Step 3: Send sunset campaign series. Email 1 (day 0): ""We miss you: 30% off."" Email 2 (day 7): ""Last chance to stay subscribed."" Email 3 (day 14): ""Final reminder: We're removing inactive subscribers."" Subscribers who open any of these three emails are re-engaged and removed from sunset process automatically.
Step 4: Suppress non-responders. After 3-email sequence, subscribers who didn't engage any email are permanently suppressed. They receive zero future campaigns.
Expected outcome: 5-15% of sunset segment re-engages (opens at least one sunset email). These subscribers return to regular campaigns. Remaining 85-95% are suppressed, immediately improving deliverability and reducing Klaviyo costs.
Klaviyo List Management Best Practices
Healthy list management balances three priorities: (1) Growing list with engaged subscribers (focus checkout opt-ins and value-driven popups; avoid giveaway-driven growth), (2) Maintaining engagement through hygiene (suppress subscribers unengaged 180+ days after re-engagement attempt), (3) Monitoring health metrics monthly (net growth rate, unsubscribe rate, spam complaints, bounce rate).

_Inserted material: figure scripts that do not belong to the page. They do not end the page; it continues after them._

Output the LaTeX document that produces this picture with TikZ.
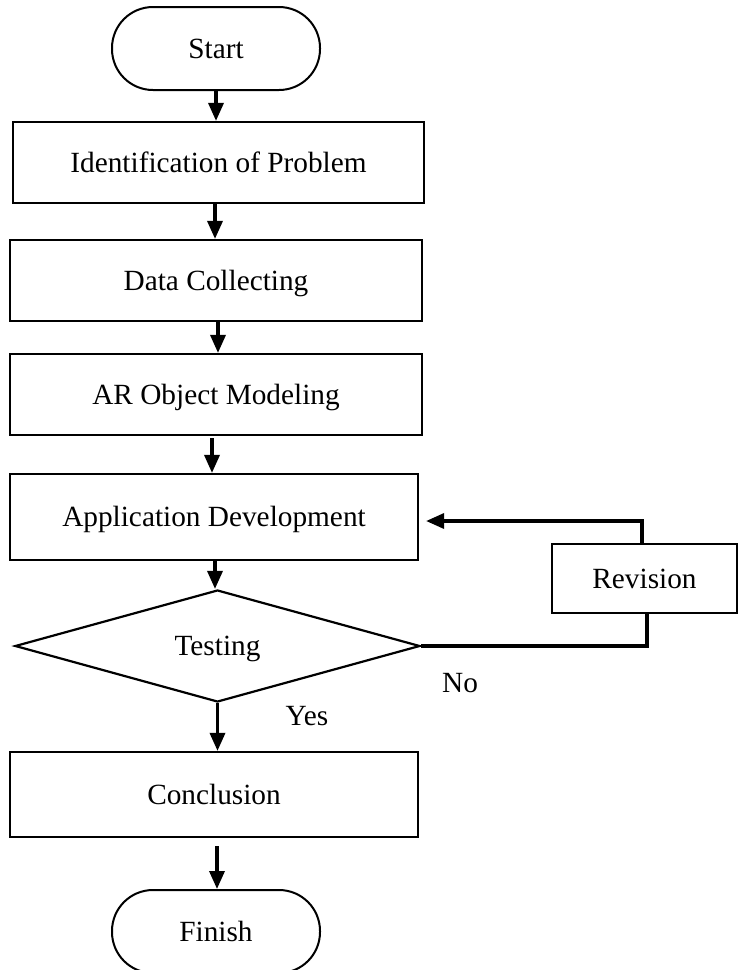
\documentclass[tikz,border=0pt]{standalone}
\usepackage{fontspec}
\setmainfont{Liberation Serif}
\usetikzlibrary{arrows.meta,shapes.geometric}
\begin{document}
\begin{tikzpicture}[x=1pt,y=-1pt,
  every node/.style={font=\fontsize{29.3}{34}\selectfont, inner sep=0pt, text height=19.5pt, text depth=0pt},
  terminal/.style={draw, line width=2pt, rounded corners=41pt, minimum width=208pt, minimum height=83pt},
  procbox/.style={draw, line width=2.2pt, rectangle},
  decision/.style={draw, line width=2.2pt, diamond, aspect=3.6, minimum width=405pt, minimum height=112pt},
  arr/.style={line width=3.4pt, -{Triangle[width=15pt,length=18pt]}},
  conn/.style={line width=3.4pt}
]
\clip (0,0) rectangle (738,970);
\node[terminal] (start) at (216,48.5) {Start};
\node[procbox, minimum width=411pt, minimum height=81pt] (b1) at (218.5,162.5) {Identification of Problem};
\node[procbox, minimum width=412pt, minimum height=81pt] (b2) at (216,280.5) {Data Collecting};
\node[procbox, minimum width=412pt, minimum height=81pt] (b3) at (216,394.5) {AR Object Modeling};
\node[procbox, minimum width=408pt, minimum height=86pt] (b4) at (214,517) {Application Development};
\node[decision] (test) at (217.5,646) {Testing};
\node[procbox, minimum width=185pt, minimum height=69pt] (rev) at (644.5,578.5) {Revision};
\node[procbox, minimum width=408pt, minimum height=85pt] (concl) at (214,794.5) {Conclusion};
\node[terminal] (finish) at (216,931.5) {Finish};
\node (yes) at (307,716) {Yes};
\node (no) at (460,683) {No};

\draw[arr] (start.south) -- (start.south |- b1.north);
\draw[arr] ([xshift=-3.5pt]b1.south) -- ([xshift=-3.5pt]b1.south |- b2.north);
\draw[arr] ([xshift=2pt]b2.south) -- ([xshift=2pt]b2.south |- b3.north);
\draw[arr] ([xshift=-4pt,yshift=-2pt]b3.south) -- ([xshift=-4pt]b3.south |- b4.north);
\draw[arr] ([xshift=1pt,yshift=2pt]b4.south) -- ([xshift=1pt]b4.south |- test.north);
\draw[arr] (test.south) -- (test.south |- concl.north);
\draw[arr] ([xshift=3pt,yshift=-8pt]concl.south) -- ([xshift=3pt]concl.south |- finish.north);
\draw[conn] (test.east) -| ([xshift=2.5pt]rev.south);
\draw[arr] ([xshift=-2.5pt]rev.north) |- ([xshift=7pt,yshift=-4pt]b4.east);
\end{tikzpicture}
\end{document}
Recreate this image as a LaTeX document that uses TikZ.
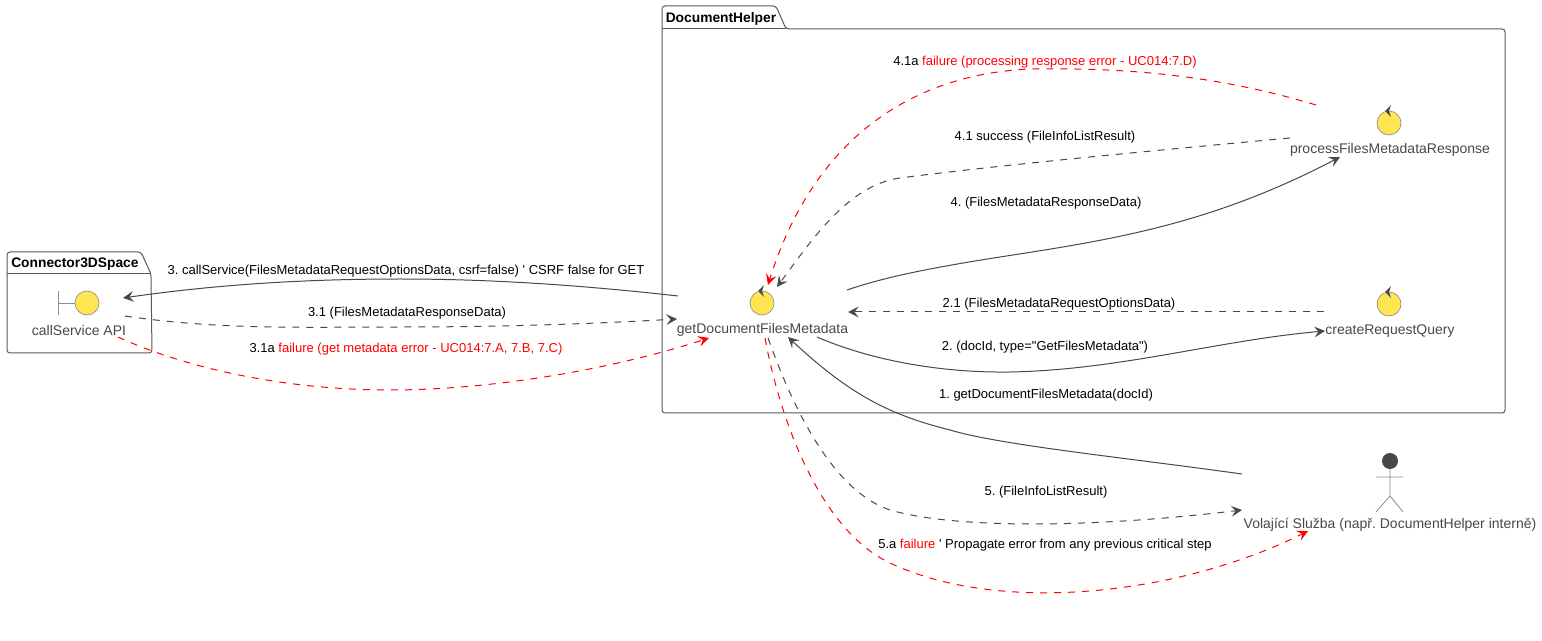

Monthly routine: 10-minute health check reviewing net list growth, unsubscribe rates, spam complaints, bounces, and engaged percentage. Quarterly: 30-minute deep review running re-engagement campaign to unengaged, reviewing segment definitions, analyzing signup source quality.
Expected outcomes: Stores implementing engagement-based suppression (removing unengaged after re-engagement attempt) improve inbox placement 10-20 percentage points despite smaller list sizes. Net email revenue typically increases—better deliverability to engaged subscribers generates more revenue than poor deliverability to full list including unengaged dead weight.
Avoid: Buying or renting email lists (instant deliverability death), growing list through giveaway-heavy tactics (attracts disengaged freebie-seekers), never cleaning unengaged subscribers (degrades deliverability over time), and using static segments instead of dynamic (segments become outdated and strategically useless).